Maurice Pialat est mort il y a dix ans….la Cinémathèque consacre à ce cinéaste inclassable une exposition, suite au don des archives et de quelques tableaux au musée de la rue de Bercy, par Sylvie Pialat, la dernière compagne du réalisateur.
Je connais très bien l'oeuvre de Pialat…c’est probablement le cinéaste que je connais le mieux et dont je me sens le plus proche…pour moi, il est d’abord un cinéaste de classe, d’une classe, la classe moyenne et populaire, contrairement à la plupart des cinéastes, qui sont issus de milieux aisés (comme par exemple Godard) et qui ont fait des études. Et ça, ça se sent dans sa manière de filmer, de diriger les acteurs, dans sa manière de vivre, portant toute son existence son sentiment d’abandon, de solitude d’enfant unique, de complexe d’autodidacte. C’est probablement cette raison qui a permis la si grande complicité entre Pialat et deux autres écorchés de l’enfance que sont Depardieu et Sandrine Bonnaire.
J’ai revu « la gueule ouverte », l’un de ses premiers long métrages, qui raconte la mort de sa mère, juste après avoir vu « Amour » de Haneke…les deux films sont excellents (même si le film de Pialat a été un énorme bide commercial dans les années 70), mais la différence d’origine des deux réalisateurs saute aux yeux…atteint dans les deux cas d’une maladie quasi identique, provoquant une longue perte des facultés physiques, on ressent chez la mère de Pialat la douleur et la joie des gens modestes, écoutant sans bouger, religieusement, à la fin d'un repas banal, de la "grande musique" sur l’électrophone, ayant toujours un peu peur de déranger ; puis pendant que le corps se dégrade rongé par le cancer, devenant presque une charge pour la famille, on sent la gêne, la fuite du père, qui va se consoler au troquet du coin et qui drague les filles dans son magasin, qu’il continue malgré tout de faire tourner pour vivre…il s’écroule à la mort de sa femme et le fils Maurice, joué par Léotard, quitte les lieux à toute allure pour échapper à des souvenirs trop douloureux.
C’est pour cela probablement que je préfère de loin toutes ses premières œuvres, de « l’enfance nue » à « la maison des bois », avec mémé, tellement proche, que j’ai l’impression de revoir ma grand-mère.
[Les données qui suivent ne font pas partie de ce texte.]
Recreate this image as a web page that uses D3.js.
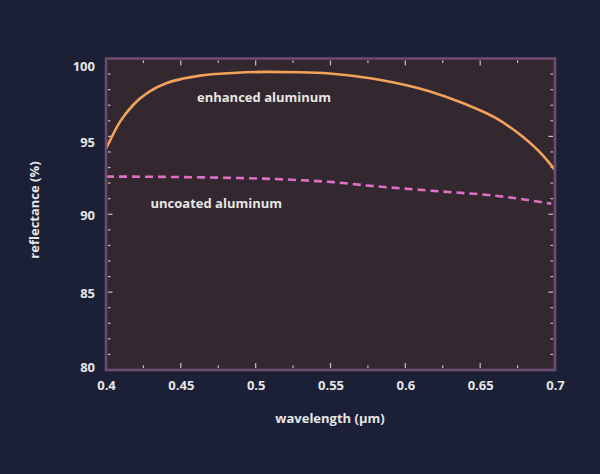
<!DOCTYPE html>
<html><head><meta charset="utf-8">
<script src="https://cdn.jsdelivr.net/npm/d3@7"></script>
<style>
html,body{margin:0;padding:0;background:#1b2037;}
svg{display:block;}
text{font-family:"Open Sans",sans-serif;font-weight:700;fill:#e6e6e6;}
</style></head><body>
<svg id="c" width="600" height="474"></svg>
<script>
const xTicks = [0.4, 0.45, 0.5, 0.55, 0.6, 0.65, 0.7];
const xTickLabels = ["0.4", "0.45", "0.5", "0.55", "0.6", "0.65", "0.7"];
const yTicks = [80, 85, 90, 95, 100];
const yTickLabels = ["80", "85", "90", "95", "100"];

const enhancedWl = [0.400, 0.4094, 0.4183, 0.4295, 0.4406, 0.4517, 0.4628, 0.485, 0.5072, 0.5294, 0.5494, 0.5717, 0.5939, 0.616, 0.6383, 0.6606, 0.6783, 0.6917, 0.700];
const enhancedR  = [94.2, 95.95, 97.03, 97.9, 98.43, 98.71, 98.9, 99.07, 99.14, 99.12, 99.04, 98.8, 98.43, 97.9, 97.14, 96.17, 94.99, 93.8, 92.85];

const uncoatedWl = [0.400, 0.4628, 0.5296, 0.5519, 0.574, 0.6186, 0.663, 0.6975];
const uncoatedR  = [92.42, 92.37, 92.19, 92.06, 91.85, 91.5, 91.16, 90.68];

const seriesLabels = ["enhanced aluminum", "uncoated aluminum"];

const svg = d3.select("#c");
const L = 106, R = 555, T = 58.5, B = 370;
const x = d3.scaleLinear().domain([0.4, 0.7]).range([L, R]);
const y = d3.scaleLinear().domain([80, 100]).range([B, T]);

// plot background
svg.append("rect").attr("x", L).attr("y", T).attr("width", R - L).attr("height", B - T)
  .attr("fill", "#33282f");

// ticks inside
const tickCol = "#c9c0c8";
const minorX = d3.range(0, 13).map(i => 0.4 + i * 0.025);
const minorY = d3.range(80, 101, 1);
const tg = svg.append("g").attr("stroke", tickCol).attr("stroke-width", 1.2);
minorX.forEach((v, i) => {
  const len = i % 2 === 0 ? 5 : 2.5;
  tg.append("line").attr("x1", x(v)).attr("x2", x(v)).attr("y1", B - 2).attr("y2", B - 2 - len);
  tg.append("line").attr("x1", x(v)).attr("x2", x(v)).attr("y1", T + 2).attr("y2", T + 2 + len);
});
minorY.forEach(v => {
  const len = v % 5 === 0 ? 4.5 : 2.5;
  tg.append("line").attr("y1", y(v)).attr("y2", y(v)).attr("x1", L + 2).attr("x2", L + 2 + len);
  tg.append("line").attr("y1", y(v)).attr("y2", y(v)).attr("x1", R - 2).attr("x2", R - 2 - len);
});

// lines
const line = d3.line().x(d => x(d[0])).y(d => y(d[1])).curve(d3.curveMonotoneX);
svg.append("path").datum(uncoatedWl.map((w, i) => [w, uncoatedR[i]]))
  .attr("d", line).attr("fill", "none").attr("stroke", "#e070c6")
  .attr("stroke-width", 2.6).attr("stroke-dasharray", "8,5");
svg.append("path").datum(enhancedWl.map((w, i) => [w, enhancedR[i]]))
  .attr("d", line).attr("fill", "none").attr("stroke", "#f3a25a")
  .attr("stroke-width", 2.6);

// border
svg.append("rect").attr("x", L).attr("y", T).attr("width", R - L).attr("height", B - T)
  .attr("fill", "none").attr("stroke", "#6c4b6e").attr("stroke-width", 2.6);

// axes (labels only)
const xAxis = d3.axisBottom(x).tickValues(xTicks).tickFormat((d, i) => xTickLabels[i]).tickSize(0).tickPadding(0);
const gx = svg.append("g").attr("transform", `translate(0,${B})`).call(xAxis);
gx.select(".domain").remove();
gx.selectAll("text").attr("font-size", 13).attr("dy", null).attr("y", 20)
  .style("font-family", '"Open Sans",sans-serif').style("font-weight", 700).attr("fill", "#e6e6e6");

const yAxis = d3.axisLeft(y).tickValues(yTicks).tickFormat((d, i) => yTickLabels[i]).tickSize(0).tickPadding(0);
const gy = svg.append("g").attr("transform", `translate(95,0)`).call(yAxis);
gy.select(".domain").remove();
gy.selectAll("text").attr("font-size", 13).attr("x", 0)
  .attr("dy", d => d === 100 ? "0.95em" : d === 95 ? "0.75em" : d === 80 ? "0.1em" : "0.4em")
  .style("font-family", '"Open Sans",sans-serif').style("font-weight", 700).attr("fill", "#e6e6e6");

// axis titles
svg.append("text").attr("x", 330).attr("y", 423).attr("text-anchor", "middle")
  .attr("font-size", 13).text("wavelength (µm)");
svg.append("text").attr("transform", "translate(39,210) rotate(-90)").attr("text-anchor", "middle")
  .attr("font-size", 13).text("reflectance (%)");

// series labels
svg.append("text").attr("x", 197).attr("y", 102).attr("font-size", 13).text(seriesLabels[0]);
svg.append("text").attr("x", 150.5).attr("y", 208).attr("font-size", 13).text(seriesLabels[1]);
</script>
</body></html>
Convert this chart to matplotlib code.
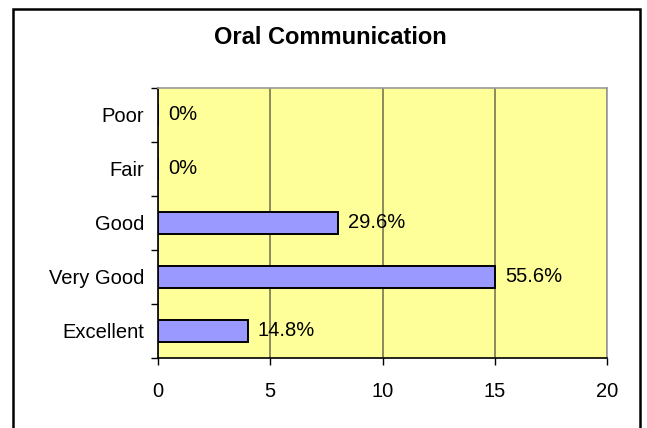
import matplotlib.pyplot as plt
from matplotlib.patches import Rectangle

# données
categories = ["Excellent", "Very Good", "Good", "Fair", "Poor"]
counts = [4, 15, 8, 0, 0]
pct_labels = ["14.8%", "55.6%", "29.6%", "0%", "0%"]
xticks = [0, 5, 10, 15, 20]

plt.rcParams['font.family'] = ['Liberation Sans', 'DejaVu Sans']

fig = plt.figure(figsize=(6.47, 4.28), dpi=100)
fig.patch.set_facecolor('white')
# cadre extérieur du graphique
fig.add_artist(Rectangle((13/647, -0.05), 627/647, 1.05 - 9/428, transform=fig.transFigure,
                         fill=False, edgecolor='black', linewidth=1.8))

ax = fig.add_axes([158/647, 1 - 358/428, (607 - 158)/647, (358 - 88)/428])
ax.set_facecolor('#FFFF99')

y = range(len(categories))
ax.barh(y, counts, height=0.39, color='#9999FF', edgecolor='black', linewidth=1.4, zorder=3)
for i, (v, lab) in enumerate(zip(counts, pct_labels)):
    ax.text(v + 0.45, i, lab, va='center', ha='left', fontsize=14.5, zorder=4)

ax.set_xlim(0, 20)
ax.set_ylim(-0.5, len(categories) - 0.5)
ax.set_xticks(xticks)
ax.set_xticklabels([str(t) for t in xticks], fontsize=14.5)
ax.set_yticks(list(y))
ax.set_yticklabels(categories, fontsize=14.5)
ax.tick_params(axis='y', length=0, pad=10)
ax.tick_params(axis='x', length=5, width=1, pad=12, direction='out')
# petits tirets entre catégories
ax.set_yticks([i - 0.5 for i in range(len(categories) + 1)], minor=True)
ax.tick_params(axis='y', which='minor', length=5, width=1, direction='out')

ax.grid(axis='x', color='#777755', linewidth=1.2, zorder=1)
for s in ['top', 'right']:
    ax.spines[s].set_color('#999999')
    ax.spines[s].set_linewidth(1.2)
for s in ['left', 'bottom']:
    ax.spines[s].set_color('black')
    ax.spines[s].set_linewidth(1.2)

fig.text(330/647, 1 - 37/428, "Oral Communication", ha='center', va='center',
         fontsize=17, fontweight='bold')

fig.savefig('out.png', dpi=100)
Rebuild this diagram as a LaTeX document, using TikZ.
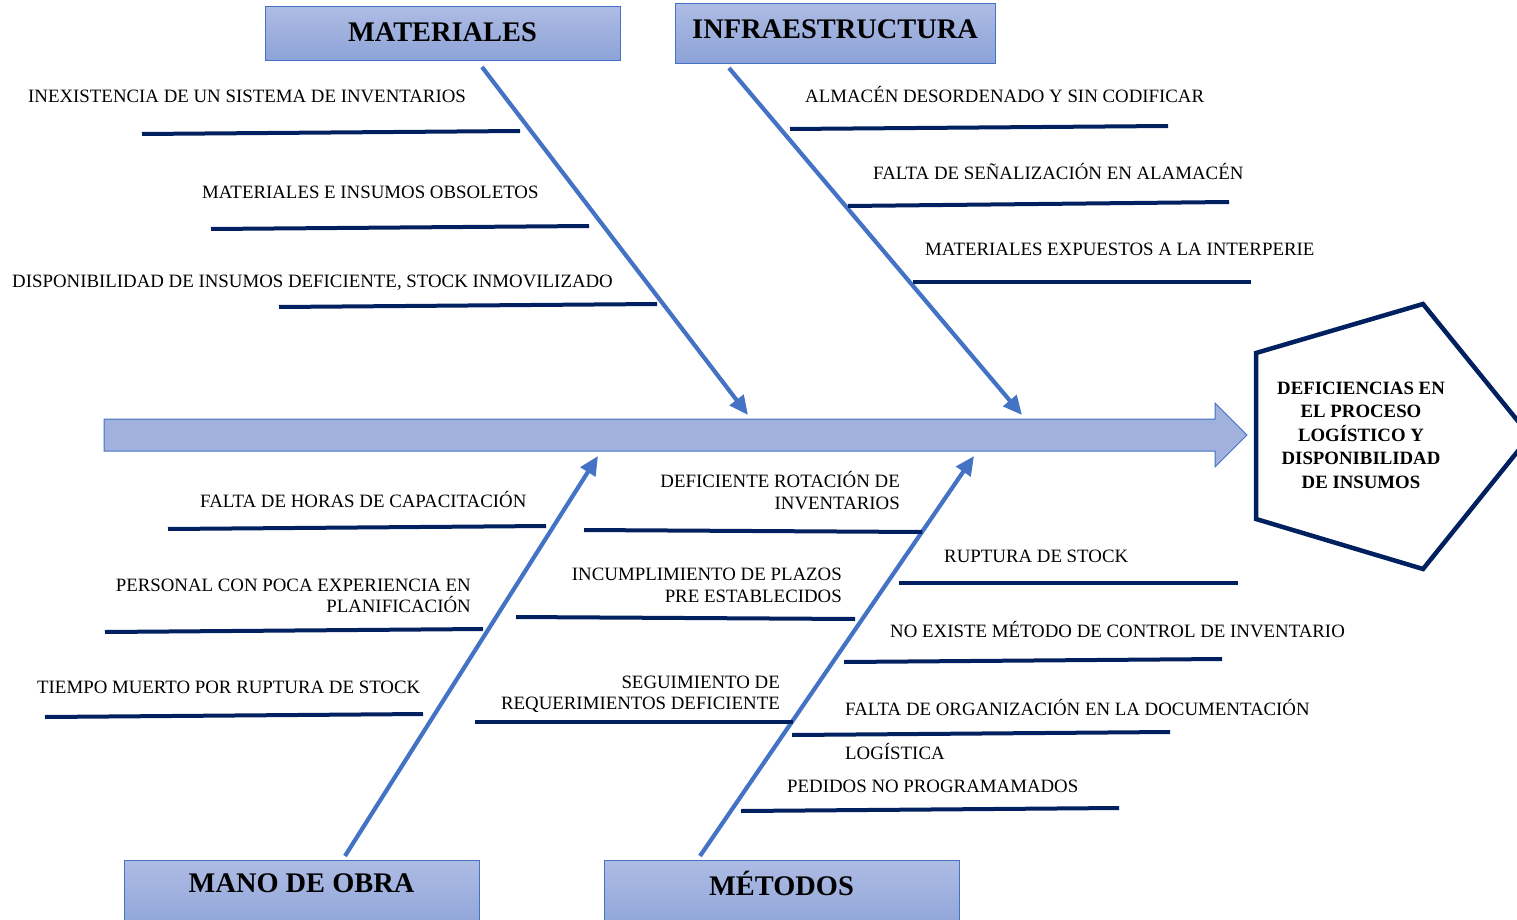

Les repas, les canons que les hommes s’envoient, la manière de prendre une tasse, …les jeunes qui passent par la fenêtre dans le pavillon, etc…mille détails qui sont pour moi des madeleines de Proust…
Le documentaire ci-dessus « l’amour existe » évoque avec une certaine violence et une certaine douleur dans le commentaire, la vie en banlieue dans les années 60…
Maintenant, qu’est que Pialat raconte et dit à des jeunes générations, élevées avec des films et des séries américaines…je ne sais pas…je conseillerai donc à ceux qui ont déjà une petite connaissance des films du cinéaste de voir cette exposition, qui rend visible également ses toiles… Pialat voulait être peintre, mais il se trouvait mauvais…c’est exact que la plupart des toiles sont sans grand intérêt, mais il y en a deux ou trois qui montrent qu’il s’est peut être arrêté trop tôt…contrairement au cinéma, où le succès ne génère pas obligatoirement le meilleur, en particulier quand les budgets et les moyens deviennent plus gras, la peinture requiert du temps, beaucoup de temps…et cet homme exigeant aurait peut être pu devenir un grand artiste… mais on n’aurait pas connu ses films, et ça, c’eut été dommage.